● **Source data**
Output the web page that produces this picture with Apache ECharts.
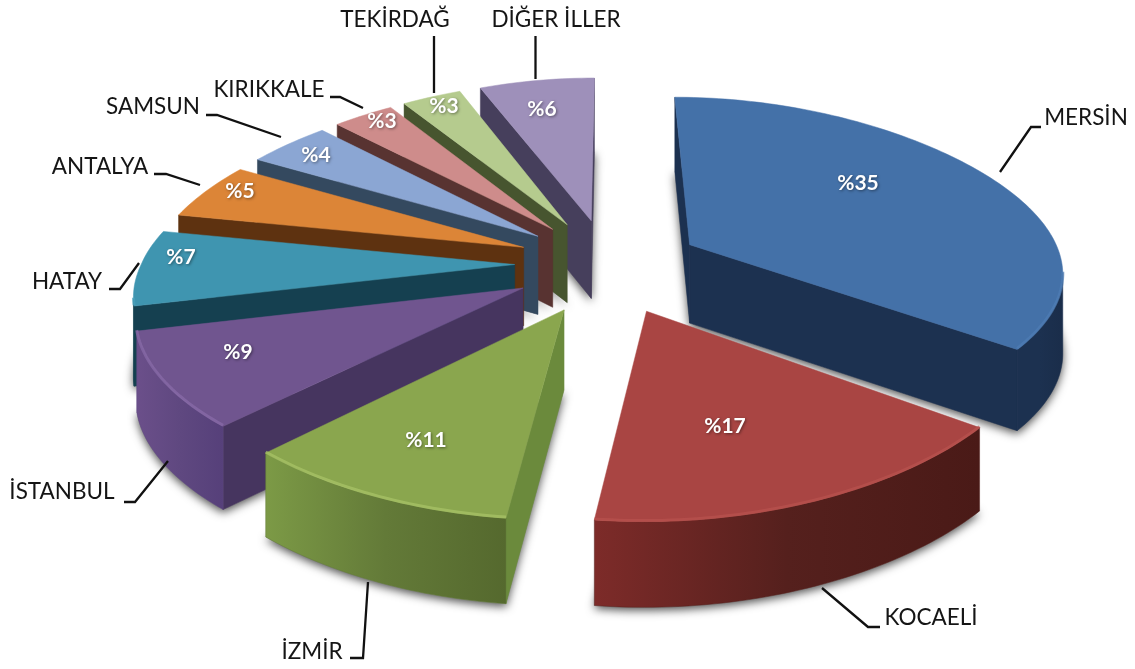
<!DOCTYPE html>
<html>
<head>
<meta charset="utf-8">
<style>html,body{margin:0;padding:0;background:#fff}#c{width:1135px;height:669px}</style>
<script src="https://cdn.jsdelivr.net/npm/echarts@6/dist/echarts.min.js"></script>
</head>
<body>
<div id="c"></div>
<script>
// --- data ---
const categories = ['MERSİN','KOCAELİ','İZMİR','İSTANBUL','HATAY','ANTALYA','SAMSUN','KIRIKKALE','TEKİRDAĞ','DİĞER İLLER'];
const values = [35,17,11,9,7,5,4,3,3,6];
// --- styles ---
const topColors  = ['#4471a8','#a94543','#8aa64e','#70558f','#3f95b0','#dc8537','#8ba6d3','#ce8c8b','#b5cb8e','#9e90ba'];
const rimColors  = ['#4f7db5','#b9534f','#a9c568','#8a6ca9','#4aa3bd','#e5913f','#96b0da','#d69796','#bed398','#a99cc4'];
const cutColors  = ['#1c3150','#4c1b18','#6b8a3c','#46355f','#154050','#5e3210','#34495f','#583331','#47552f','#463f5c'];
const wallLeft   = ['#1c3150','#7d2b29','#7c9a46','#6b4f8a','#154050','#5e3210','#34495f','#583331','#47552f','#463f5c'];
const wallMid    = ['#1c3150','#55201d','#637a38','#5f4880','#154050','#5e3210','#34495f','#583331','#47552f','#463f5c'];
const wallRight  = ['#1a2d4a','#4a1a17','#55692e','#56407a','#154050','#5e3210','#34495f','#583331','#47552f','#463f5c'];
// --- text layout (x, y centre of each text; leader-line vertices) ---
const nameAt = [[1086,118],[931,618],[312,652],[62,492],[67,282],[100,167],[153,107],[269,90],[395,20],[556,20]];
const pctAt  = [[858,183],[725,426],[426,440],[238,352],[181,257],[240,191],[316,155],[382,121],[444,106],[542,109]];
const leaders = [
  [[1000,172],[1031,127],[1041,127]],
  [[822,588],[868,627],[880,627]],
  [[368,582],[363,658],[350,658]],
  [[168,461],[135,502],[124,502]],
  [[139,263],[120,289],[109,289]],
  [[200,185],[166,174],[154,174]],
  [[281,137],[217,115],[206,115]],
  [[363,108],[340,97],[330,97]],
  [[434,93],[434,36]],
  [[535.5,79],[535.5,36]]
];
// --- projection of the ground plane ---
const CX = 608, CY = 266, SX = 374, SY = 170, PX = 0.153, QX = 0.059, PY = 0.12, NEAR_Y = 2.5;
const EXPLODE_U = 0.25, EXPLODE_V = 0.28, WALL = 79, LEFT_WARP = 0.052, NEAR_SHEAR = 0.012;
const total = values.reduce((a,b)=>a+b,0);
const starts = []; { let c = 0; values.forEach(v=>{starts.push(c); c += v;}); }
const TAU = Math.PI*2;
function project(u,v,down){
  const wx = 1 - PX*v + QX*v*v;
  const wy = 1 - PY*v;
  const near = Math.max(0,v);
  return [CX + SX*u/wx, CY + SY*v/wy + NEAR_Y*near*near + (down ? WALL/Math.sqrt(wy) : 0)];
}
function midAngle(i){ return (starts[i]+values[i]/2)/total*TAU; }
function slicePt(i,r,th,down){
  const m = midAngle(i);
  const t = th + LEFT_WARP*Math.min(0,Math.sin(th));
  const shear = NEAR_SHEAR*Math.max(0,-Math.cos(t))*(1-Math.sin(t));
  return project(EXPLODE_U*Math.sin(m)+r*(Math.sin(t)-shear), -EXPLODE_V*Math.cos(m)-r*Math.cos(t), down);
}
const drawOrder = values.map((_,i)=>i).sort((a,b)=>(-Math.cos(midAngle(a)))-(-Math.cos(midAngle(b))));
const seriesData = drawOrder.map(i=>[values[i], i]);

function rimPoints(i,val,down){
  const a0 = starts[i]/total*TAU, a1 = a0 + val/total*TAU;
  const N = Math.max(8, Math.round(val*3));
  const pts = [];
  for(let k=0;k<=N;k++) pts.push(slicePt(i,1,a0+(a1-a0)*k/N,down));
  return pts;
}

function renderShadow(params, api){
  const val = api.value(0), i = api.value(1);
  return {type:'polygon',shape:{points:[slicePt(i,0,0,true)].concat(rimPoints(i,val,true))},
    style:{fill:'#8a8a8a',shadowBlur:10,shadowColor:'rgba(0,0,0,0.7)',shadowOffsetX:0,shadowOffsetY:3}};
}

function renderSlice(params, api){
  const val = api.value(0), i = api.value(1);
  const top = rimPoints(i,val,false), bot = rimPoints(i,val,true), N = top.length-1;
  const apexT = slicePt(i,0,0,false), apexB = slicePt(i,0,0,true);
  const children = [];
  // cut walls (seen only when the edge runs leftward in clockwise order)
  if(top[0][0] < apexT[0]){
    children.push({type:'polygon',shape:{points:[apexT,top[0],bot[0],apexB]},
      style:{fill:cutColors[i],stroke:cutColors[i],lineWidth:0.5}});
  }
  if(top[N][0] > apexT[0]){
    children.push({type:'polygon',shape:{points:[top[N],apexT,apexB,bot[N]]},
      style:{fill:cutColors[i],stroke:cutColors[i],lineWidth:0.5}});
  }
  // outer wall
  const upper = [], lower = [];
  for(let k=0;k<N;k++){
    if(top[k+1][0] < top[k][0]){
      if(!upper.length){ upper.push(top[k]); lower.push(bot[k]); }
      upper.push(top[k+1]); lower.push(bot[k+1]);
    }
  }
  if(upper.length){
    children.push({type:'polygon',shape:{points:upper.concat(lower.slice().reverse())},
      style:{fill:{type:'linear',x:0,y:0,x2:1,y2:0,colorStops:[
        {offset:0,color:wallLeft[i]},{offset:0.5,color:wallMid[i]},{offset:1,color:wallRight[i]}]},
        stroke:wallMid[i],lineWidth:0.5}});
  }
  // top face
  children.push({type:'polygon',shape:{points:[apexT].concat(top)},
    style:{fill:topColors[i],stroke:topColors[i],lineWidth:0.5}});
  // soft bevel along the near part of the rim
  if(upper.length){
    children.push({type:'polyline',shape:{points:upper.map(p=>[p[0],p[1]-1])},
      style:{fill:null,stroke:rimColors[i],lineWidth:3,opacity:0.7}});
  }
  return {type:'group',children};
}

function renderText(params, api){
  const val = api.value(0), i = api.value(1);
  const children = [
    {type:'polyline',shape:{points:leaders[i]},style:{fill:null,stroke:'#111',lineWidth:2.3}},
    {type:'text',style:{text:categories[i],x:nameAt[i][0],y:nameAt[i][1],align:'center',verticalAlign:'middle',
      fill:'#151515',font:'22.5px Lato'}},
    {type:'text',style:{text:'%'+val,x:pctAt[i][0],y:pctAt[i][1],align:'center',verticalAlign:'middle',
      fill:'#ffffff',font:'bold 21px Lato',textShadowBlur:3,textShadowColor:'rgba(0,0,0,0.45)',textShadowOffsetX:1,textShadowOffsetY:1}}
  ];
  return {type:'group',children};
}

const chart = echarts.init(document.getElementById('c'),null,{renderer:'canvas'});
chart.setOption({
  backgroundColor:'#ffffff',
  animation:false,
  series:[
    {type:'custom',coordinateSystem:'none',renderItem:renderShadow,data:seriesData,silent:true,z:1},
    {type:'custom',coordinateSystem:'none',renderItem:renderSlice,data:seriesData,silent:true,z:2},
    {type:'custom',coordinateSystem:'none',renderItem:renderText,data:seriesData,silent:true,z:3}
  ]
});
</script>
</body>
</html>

● **What needs to be done**
Reproduce every line of the material precisely, omitting its pictures.

● **Result for this task**
Output the web page that produces this picture with Apache ECharts.
<!DOCTYPE html>
<html>
<head>
<meta charset="utf-8">
<style>html,body{margin:0;padding:0;background:#fff}#c{width:1135px;height:669px}</style>
<script src="https://cdn.jsdelivr.net/npm/echarts@6/dist/echarts.min.js"></script>
</head>
<body>
<div id="c"></div>
<script>
// --- data ---
const categories = ['MERSİN','KOCAELİ','İZMİR','İSTANBUL','HATAY','ANTALYA','SAMSUN','KIRIKKALE','TEKİRDAĞ','DİĞER İLLER'];
const values = [35,17,11,9,7,5,4,3,3,6];
// --- styles ---
const topColors  = ['#4471a8','#a94543','#8aa64e','#70558f','#3f95b0','#dc8537','#8ba6d3','#ce8c8b','#b5cb8e','#9e90ba'];
const rimColors  = ['#4f7db5','#b9534f','#a9c568','#8a6ca9','#4aa3bd','#e5913f','#96b0da','#d69796','#bed398','#a99cc4'];
const cutColors  = ['#1c3150','#4c1b18','#6b8a3c','#46355f','#154050','#5e3210','#34495f','#583331','#47552f','#463f5c'];
const wallLeft   = ['#1c3150','#7d2b29','#7c9a46','#6b4f8a','#154050','#5e3210','#34495f','#583331','#47552f','#463f5c'];
const wallMid    = ['#1c3150','#55201d','#637a38','#5f4880','#154050','#5e3210','#34495f','#583331','#47552f','#463f5c'];
const wallRight  = ['#1a2d4a','#4a1a17','#55692e','#56407a','#154050','#5e3210','#34495f','#583331','#47552f','#463f5c'];
// --- text layout (x, y centre of each text; leader-line vertices) ---
const nameAt = [[1086,118],[931,618],[312,652],[62,492],[67,282],[100,167],[153,107],[269,90],[395,20],[556,20]];
const pctAt  = [[858,183],[725,426],[426,440],[238,352],[181,257],[240,191],[316,155],[382,121],[444,106],[542,109]];
const leaders = [
  [[1000,172],[1031,127],[1041,127]],
  [[822,588],[868,627],[880,627]],
  [[368,582],[363,658],[350,658]],
  [[168,461],[135,502],[124,502]],
  [[139,263],[120,289],[109,289]],
  [[200,185],[166,174],[154,174]],
  [[281,137],[217,115],[206,115]],
  [[363,108],[340,97],[330,97]],
  [[434,93],[434,36]],
  [[535.5,79],[535.5,36]]
];
// --- projection of the ground plane ---
const CX = 608, CY = 266, SX = 374, SY = 170, PX = 0.153, QX = 0.059, PY = 0.12, NEAR_Y = 2.5;
const EXPLODE_U = 0.25, EXPLODE_V = 0.28, WALL = 79, LEFT_WARP = 0.052, NEAR_SHEAR = 0.012;
const total = values.reduce((a,b)=>a+b,0);
const starts = []; { let c = 0; values.forEach(v=>{starts.push(c); c += v;}); }
const TAU = Math.PI*2;
function project(u,v,down){
  const wx = 1 - PX*v + QX*v*v;
  const wy = 1 - PY*v;
  const near = Math.max(0,v);
  return [CX + SX*u/wx, CY + SY*v/wy + NEAR_Y*near*near + (down ? WALL/Math.sqrt(wy) : 0)];
}
function midAngle(i){ return (starts[i]+values[i]/2)/total*TAU; }
function slicePt(i,r,th,down){
  const m = midAngle(i);
  const t = th + LEFT_WARP*Math.min(0,Math.sin(th));
  const shear = NEAR_SHEAR*Math.max(0,-Math.cos(t))*(1-Math.sin(t));
  return project(EXPLODE_U*Math.sin(m)+r*(Math.sin(t)-shear), -EXPLODE_V*Math.cos(m)-r*Math.cos(t), down);
}
const drawOrder = values.map((_,i)=>i).sort((a,b)=>(-Math.cos(midAngle(a)))-(-Math.cos(midAngle(b))));
const seriesData = drawOrder.map(i=>[values[i], i]);

function rimPoints(i,val,down){
  const a0 = starts[i]/total*TAU, a1 = a0 + val/total*TAU;
  const N = Math.max(8, Math.round(val*3));
  const pts = [];
  for(let k=0;k<=N;k++) pts.push(slicePt(i,1,a0+(a1-a0)*k/N,down));
  return pts;
}

function renderShadow(params, api){
  const val = api.value(0), i = api.value(1);
  return {type:'polygon',shape:{points:[slicePt(i,0,0,true)].concat(rimPoints(i,val,true))},
    style:{fill:'#8a8a8a',shadowBlur:10,shadowColor:'rgba(0,0,0,0.7)',shadowOffsetX:0,shadowOffsetY:3}};
}

function renderSlice(params, api){
  const val = api.value(0), i = api.value(1);
  const top = rimPoints(i,val,false), bot = rimPoints(i,val,true), N = top.length-1;
  const apexT = slicePt(i,0,0,false), apexB = slicePt(i,0,0,true);
  const children = [];
  // cut walls (seen only when the edge runs leftward in clockwise order)
  if(top[0][0] < apexT[0]){
    children.push({type:'polygon',shape:{points:[apexT,top[0],bot[0],apexB]},
      style:{fill:cutColors[i],stroke:cutColors[i],lineWidth:0.5}});
  }
  if(top[N][0] > apexT[0]){
    children.push({type:'polygon',shape:{points:[top[N],apexT,apexB,bot[N]]},
      style:{fill:cutColors[i],stroke:cutColors[i],lineWidth:0.5}});
  }
  // outer wall
  const upper = [], lower = [];
  for(let k=0;k<N;k++){
    if(top[k+1][0] < top[k][0]){
      if(!upper.length){ upper.push(top[k]); lower.push(bot[k]); }
      upper.push(top[k+1]); lower.push(bot[k+1]);
    }
  }
  if(upper.length){
    children.push({type:'polygon',shape:{points:upper.concat(lower.slice().reverse())},
      style:{fill:{type:'linear',x:0,y:0,x2:1,y2:0,colorStops:[
        {offset:0,color:wallLeft[i]},{offset:0.5,color:wallMid[i]},{offset:1,color:wallRight[i]}]},
        stroke:wallMid[i],lineWidth:0.5}});
  }
  // top face
  children.push({type:'polygon',shape:{points:[apexT].concat(top)},
    style:{fill:topColors[i],stroke:topColors[i],lineWidth:0.5}});
  // soft bevel along the near part of the rim
  if(upper.length){
    children.push({type:'polyline',shape:{points:upper.map(p=>[p[0],p[1]-1])},
      style:{fill:null,stroke:rimColors[i],lineWidth:3,opacity:0.7}});
  }
  return {type:'group',children};
}

function renderText(params, api){
  const val = api.value(0), i = api.value(1);
  const children = [
    {type:'polyline',shape:{points:leaders[i]},style:{fill:null,stroke:'#111',lineWidth:2.3}},
    {type:'text',style:{text:categories[i],x:nameAt[i][0],y:nameAt[i][1],align:'center',verticalAlign:'middle',
      fill:'#151515',font:'22.5px Lato'}},
    {type:'text',style:{text:'%'+val,x:pctAt[i][0],y:pctAt[i][1],align:'center',verticalAlign:'middle',
      fill:'#ffffff',font:'bold 21px Lato',textShadowBlur:3,textShadowColor:'rgba(0,0,0,0.45)',textShadowOffsetX:1,textShadowOffsetY:1}}
  ];
  return {type:'group',children};
}

const chart = echarts.init(document.getElementById('c'),null,{renderer:'canvas'});
chart.setOption({
  backgroundColor:'#ffffff',
  animation:false,
  series:[
    {type:'custom',coordinateSystem:'none',renderItem:renderShadow,data:seriesData,silent:true,z:1},
    {type:'custom',coordinateSystem:'none',renderItem:renderSlice,data:seriesData,silent:true,z:2},
    {type:'custom',coordinateSystem:'none',renderItem:renderText,data:seriesData,silent:true,z:3}
  ]
});
</script>
</body>
</html>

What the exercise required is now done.